**Description of the task**
Begin with the first line below and retype each line exactly through the line containing "a_fit_blue2_y = [0.047, 0.587]". Any pictures are to be left out.

**Recorded information**

--

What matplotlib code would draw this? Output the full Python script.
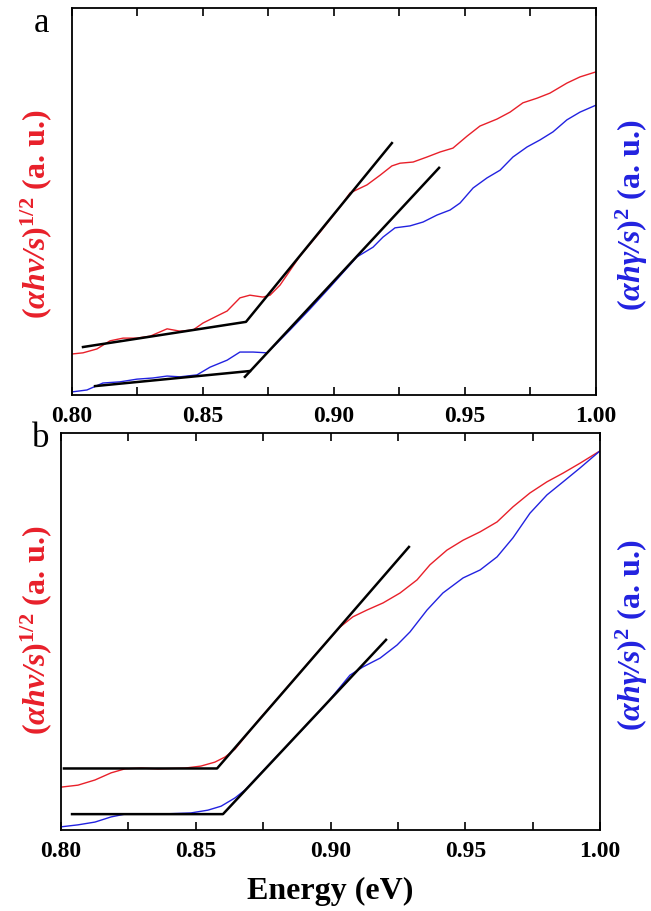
import numpy as np
import matplotlib
matplotlib.use('Agg')
import matplotlib.pyplot as plt
from matplotlib.ticker import MultipleLocator

plt.rcParams['font.family'] = 'Liberation Serif'
plt.rcParams['mathtext.fontset'] = 'custom'
plt.rcParams['mathtext.rm'] = 'Liberation Serif:bold'
plt.rcParams['mathtext.it'] = 'Liberation Serif:italic:bold'
plt.rcParams['mathtext.bf'] = 'Liberation Serif:bold'
plt.rcParams['mathtext.bfit'] = 'Liberation Serif:italic:bold'

# panel a data (energy in eV, intensity in a.u.)
a_red_x = [0.8000, 0.8042, 0.8095, 0.8145, 0.8195, 0.8248, 0.8298, 0.8363, 0.8412, 0.8462,
           0.8500, 0.8553, 0.8592, 0.8641, 0.8679, 0.8729, 0.8756, 0.8794, 0.8870, 0.8947,
           0.9023, 0.9061, 0.9126, 0.9176, 0.9221, 0.9252, 0.9302, 0.9355, 0.9405, 0.9454,
           0.9508, 0.9557, 0.9622, 0.9672, 0.9721, 0.9775, 0.9824, 0.9889, 0.9939, 1.0000]
a_red_y = [0.106, 0.109, 0.119, 0.140, 0.147, 0.147, 0.152, 0.171, 0.165, 0.168,
           0.186, 0.204, 0.217, 0.251, 0.258, 0.253, 0.258, 0.284, 0.359, 0.421,
           0.486, 0.522, 0.543, 0.568, 0.592, 0.599, 0.602, 0.615, 0.628, 0.638,
           0.669, 0.695, 0.713, 0.731, 0.755, 0.767, 0.780, 0.806, 0.822, 0.835]
a_blue_x = [0.8000, 0.8057, 0.8118, 0.8183, 0.8248, 0.8309, 0.8363, 0.8412, 0.8477, 0.8527,
            0.8592, 0.8641, 0.8691, 0.8744, 0.8782, 0.8832, 0.8908, 0.8985, 0.9088, 0.9149,
            0.9187, 0.9233, 0.9290, 0.9340, 0.9393, 0.9443, 0.9481, 0.9531, 0.9584, 0.9634,
            0.9683, 0.9737, 0.9786, 0.9836, 0.9889, 0.9939, 1.0000]
a_blue_y = [0.008, 0.013, 0.031, 0.034, 0.041, 0.044, 0.049, 0.047, 0.052, 0.072,
            0.090, 0.111, 0.111, 0.109, 0.134, 0.168, 0.222, 0.279, 0.357, 0.382,
            0.408, 0.432, 0.437, 0.447, 0.465, 0.478, 0.496, 0.535, 0.561, 0.581,
            0.615, 0.641, 0.659, 0.680, 0.711, 0.731, 0.749]
a_fit_red_x = [0.8042, 0.8664, 0.9221]
a_fit_red_y = [0.124, 0.189, 0.651]
a_fit_blue_x = [0.8088, 0.8679]
a_fit_blue_y = [0.023, 0.062]
a_fit_blue2_x = [0.8660, 0.9401]
a_fit_blue2_y = [0.047, 0.587]

# panel b data
b_red_x = [0.8000, 0.8063, 0.8126, 0.8186, 0.8237, 0.8297, 0.8360, 0.8460, 0.8519, 0.8571,
           0.8609, 0.8646, 0.8738, 0.8813, 0.8887, 0.8961, 0.9035, 0.9083, 0.9135, 0.9195,
           0.9258, 0.9321, 0.9369, 0.9432, 0.9492, 0.9555, 0.9618, 0.9677, 0.9740, 0.9803,
           0.9863, 0.9926, 1.0000]
b_red_y = [0.108, 0.113, 0.126, 0.144, 0.154, 0.156, 0.154, 0.156, 0.161, 0.171,
           0.184, 0.204, 0.281, 0.339, 0.397, 0.455, 0.511, 0.537, 0.554, 0.572,
           0.597, 0.630, 0.668, 0.705, 0.730, 0.751, 0.776, 0.814, 0.849, 0.877,
           0.899, 0.924, 0.955]
b_blue_x = [0.8000, 0.8063, 0.8126, 0.8186, 0.8237, 0.8360, 0.8482, 0.8545, 0.8594, 0.8646,
            0.8683, 0.8776, 0.8887, 0.8980, 0.9072, 0.9121, 0.9184, 0.9247, 0.9295, 0.9358,
            0.9417, 0.9492, 0.9555, 0.9618, 0.9677, 0.9740, 0.9803, 0.9863, 0.9926, 1.0000]
b_blue_y = [0.008, 0.013, 0.020, 0.033, 0.040, 0.040, 0.043, 0.050, 0.060, 0.081,
            0.101, 0.168, 0.247, 0.314, 0.390, 0.411, 0.433, 0.466, 0.499, 0.554,
            0.597, 0.635, 0.655, 0.688, 0.736, 0.798, 0.844, 0.877, 0.912, 0.955]
b_fit_red_x = [0.8011, 0.8579, 0.9291]
b_fit_red_y = [0.155, 0.155, 0.713]
b_fit_blue_x = [0.8041, 0.8601, 0.9206]
b_fit_blue_y = [0.040, 0.040, 0.479]

red = '#e8202a'
blue = '#2222e0'

fig = plt.figure(figsize=(6.51, 9.11), dpi=100)
ax1 = fig.add_axes([0.1106, 0.5664, 0.8049, 0.4248])
ax2 = fig.add_axes([0.0937, 0.0889, 0.8280, 0.4358])

ax1.plot(a_red_x, a_red_y, color=red, lw=1.0)
ax1.plot(a_blue_x, a_blue_y, color=blue, lw=1.0)
ax1.plot(a_fit_red_x, a_fit_red_y, color='black', lw=1.8)
ax1.plot(a_fit_blue_x, a_fit_blue_y, color='black', lw=1.8)
ax1.plot(a_fit_blue2_x, a_fit_blue2_y, color='black', lw=1.8)

ax2.plot(b_red_x, b_red_y, color=red, lw=1.0)
ax2.plot(b_blue_x, b_blue_y, color=blue, lw=1.0)
ax2.plot(b_fit_red_x, b_fit_red_y, color='black', lw=1.8)
ax2.plot(b_fit_blue_x, b_fit_blue_y, color='black', lw=1.8)

for ax in (ax1, ax2):
    ax.set_xlim(0.80, 1.00)
    ax.set_ylim(0, 1)
    ax.set_yticks([])
    ax.xaxis.set_major_locator(MultipleLocator(0.05))
    ax.xaxis.set_minor_locator(MultipleLocator(0.025))
    ax.tick_params(axis='x', which='both', direction='in', top=True, length=6, width=1.2, pad=8)
    ax.set_xticks([0.80, 0.85, 0.90, 0.95, 1.00])
    ax.set_xticklabels(['0.80', '0.85', '0.90', '0.95', '1.00'], fontsize=17, fontweight='bold')
    for s in ax.spines.values():
        s.set_linewidth(1.3)

ax2.set_xlabel('Energy (eV)', fontsize=23, fontweight='bold', labelpad=11)

fig.text(0.064, 0.974, 'a', fontsize=25, ha='center', va='center')
fig.text(0.062, 0.519, 'b', fontsize=25, ha='center', va='center')

left_lab = r'$(\mathbfit{\alpha h\nu/s})^{1/2}$ (a. u.)'
right_lab = r'$(\mathbfit{\alpha h\gamma/s})^{2}$ (a. u.)'
fs = 23
fig.text(0.056, 0.765, left_lab, color=red, fontsize=fs, fontweight='bold',
         rotation=90, ha='center', va='center')
fig.text(0.970, 0.764, right_lab, color=blue, fontsize=fs, fontweight='bold',
         rotation=90, ha='center', va='center')
fig.text(0.056, 0.308, left_lab, color=red, fontsize=fs, fontweight='bold',
         rotation=90, ha='center', va='center')
fig.text(0.970, 0.303, right_lab, color=blue, fontsize=fs, fontweight='bold',
         rotation=90, ha='center', va='center')

fig.savefig('out.png', dpi=100)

--

**Output below**
What matplotlib code would draw this? Output the full Python script.
import numpy as np
import matplotlib
matplotlib.use('Agg')
import matplotlib.pyplot as plt
from matplotlib.ticker import MultipleLocator

plt.rcParams['font.family'] = 'Liberation Serif'
plt.rcParams['mathtext.fontset'] = 'custom'
plt.rcParams['mathtext.rm'] = 'Liberation Serif:bold'
plt.rcParams['mathtext.it'] = 'Liberation Serif:italic:bold'
plt.rcParams['mathtext.bf'] = 'Liberation Serif:bold'
plt.rcParams['mathtext.bfit'] = 'Liberation Serif:italic:bold'

# panel a data (energy in eV, intensity in a.u.)
a_red_x = [0.8000, 0.8042, 0.8095, 0.8145, 0.8195, 0.8248, 0.8298, 0.8363, 0.8412, 0.8462,
           0.8500, 0.8553, 0.8592, 0.8641, 0.8679, 0.8729, 0.8756, 0.8794, 0.8870, 0.8947,
           0.9023, 0.9061, 0.9126, 0.9176, 0.9221, 0.9252, 0.9302, 0.9355, 0.9405, 0.9454,
           0.9508, 0.9557, 0.9622, 0.9672, 0.9721, 0.9775, 0.9824, 0.9889, 0.9939, 1.0000]
a_red_y = [0.106, 0.109, 0.119, 0.140, 0.147, 0.147, 0.152, 0.171, 0.165, 0.168,
           0.186, 0.204, 0.217, 0.251, 0.258, 0.253, 0.258, 0.284, 0.359, 0.421,
           0.486, 0.522, 0.543, 0.568, 0.592, 0.599, 0.602, 0.615, 0.628, 0.638,
           0.669, 0.695, 0.713, 0.731, 0.755, 0.767, 0.780, 0.806, 0.822, 0.835]
a_blue_x = [0.8000, 0.8057, 0.8118, 0.8183, 0.8248, 0.8309, 0.8363, 0.8412, 0.8477, 0.8527,
            0.8592, 0.8641, 0.8691, 0.8744, 0.8782, 0.8832, 0.8908, 0.8985, 0.9088, 0.9149,
            0.9187, 0.9233, 0.9290, 0.9340, 0.9393, 0.9443, 0.9481, 0.9531, 0.9584, 0.9634,
            0.9683, 0.9737, 0.9786, 0.9836, 0.9889, 0.9939, 1.0000]
a_blue_y = [0.008, 0.013, 0.031, 0.034, 0.041, 0.044, 0.049, 0.047, 0.052, 0.072,
            0.090, 0.111, 0.111, 0.109, 0.134, 0.168, 0.222, 0.279, 0.357, 0.382,
            0.408, 0.432, 0.437, 0.447, 0.465, 0.478, 0.496, 0.535, 0.561, 0.581,
            0.615, 0.641, 0.659, 0.680, 0.711, 0.731, 0.749]
a_fit_red_x = [0.8042, 0.8664, 0.9221]
a_fit_red_y = [0.124, 0.189, 0.651]
a_fit_blue_x = [0.8088, 0.8679]
a_fit_blue_y = [0.023, 0.062]
a_fit_blue2_x = [0.8660, 0.9401]
a_fit_blue2_y = [0.047, 0.587]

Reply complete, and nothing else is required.